05 Mar 2020 | 21:53 UTC — New York

US-wide carbon emissions value, broader power markets would help decarbonize: experts

Highlights

EIA Alternative Policies sees power sector most responsive to carbon prices

Better spot market power price formation alleviates need for ramp, other products

US wholesale power market design changes like broadening the geographic scope of markets, adopting more granular spot market time scales and valuing clean energy attributes will be needed to accommodate higher levels of renewable energy, experts said Thursday.

The US Energy Information Administration released its Alternative Policies analysis Thursday, which considers scenarios that diverge from the reference, or business as usual, case presented in its Annual Energy Outlook released in January.

The AEO 2020 reference case assumes current laws and policies remain in place throughout the 2050 market outlook, but in areas like emissions reduction there is uncertainty around things like renewable energy tax credit extensions, fuel standard adjustments and other policies, Linda Capuano, EIA administrator, said during a Resources for the Future event in Washington that was webcast.

EIA's Alternative Policies exercise addresses some legislative uncertainty, but does not consider all possibilities, Capuano said.

The AEO 2020 reference case generally assumes existing laws and regulations remain as enacted, but in the area of policies that target emissions reduction, "history has demonstrated that there is significant uncertainty in this assumption," the Alternative Policies report said.

As a result, EIA modeled cases in which economy-wide carbon fees of $15/mt, $25/mt and $35/mt are established. The fees rise by 5%/year in real 2019 dollars during the projection period out to 2050.

"The power sector is most responsive to carbon prices," Thad Huetteman, EIA's electricity analysis team leader, said.

In a discussion on the impact of policy on US power markets, the panelists agreed that valuing clean energy attributes of power generation resources will likely be required as more renewable energy enters the power markets.

Benjamin Hobbs, director of the environment, energy, sustainability & health institute at Johns Hopkins University, said that a state-by-state carbon dioxide emissions pricing approach would be less effective than a federal one.
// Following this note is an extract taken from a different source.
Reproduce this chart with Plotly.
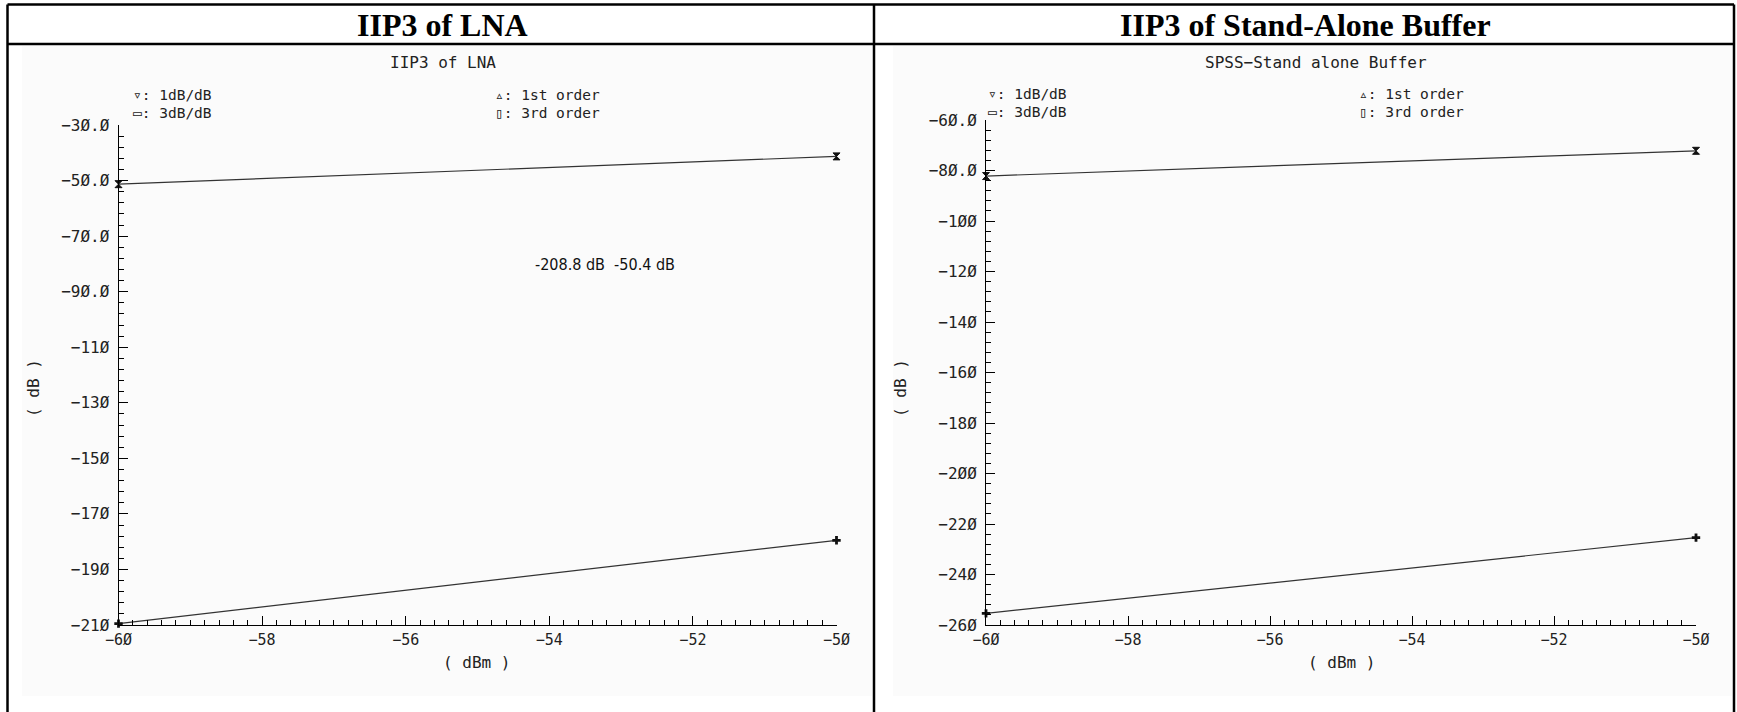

"You have to uniformly value carbon across the power system," Hobbs said. Maryland alone has about 50 programs to reduce carbon emissions and that's too many, he said.

SPOT MARKET FOCUS

Hobbs, who is also on the California Independent System Operator's Market Surveillance Committee, said in order to keep pace with California's 60% renewable energy by 2030 target the market's geography should be expanded and the spot market should move from hourly to 15-minute and 5-minute pricing intervals.

"If the spot market works and prices are formed in short enough intervals ... then assets can realize their full option value and we don't need separate ramp or other products," Hobbs said.

Investor-owned utility Duke Energy has a net-zero emissions by 2050 goal and the company's director of resource planning, Robert McMurry, is looking for ways to bring more wind power into its system. Potential options could include offshore wind farms or a direct current transmission line to the Midwest, he said.

What's really needed is a zero-emissions load-following resource, or ZELFR, that would not emit carbon and could be dispatched, McMurry said. Currently small modular nuclear reactors look "most promising" as it appears they can "follow load and cycle faster" than existing nuclear technology, he said.

Jennifer Macedonia, principal consultant at JLM Environmental Consulting, suggested that doing more to incentive innovation around demand response programs in the commercial and industrial space could help power sector decarbonization efforts.

Asked about the relevance of corporate emissions reduction commitments, McMurry said a lot of customers want a greener future and the investment community that drives Duke's stock value wants lower emissions goals.

"It's about risk ... if you have a high-intensity emissions portfolio over the long-term there is risk in that," he said. There is individual company risk associated high emitting resources as well.

"We've had challenges with coal ash ponds and other technologies don't bare those same risks," McMurry said.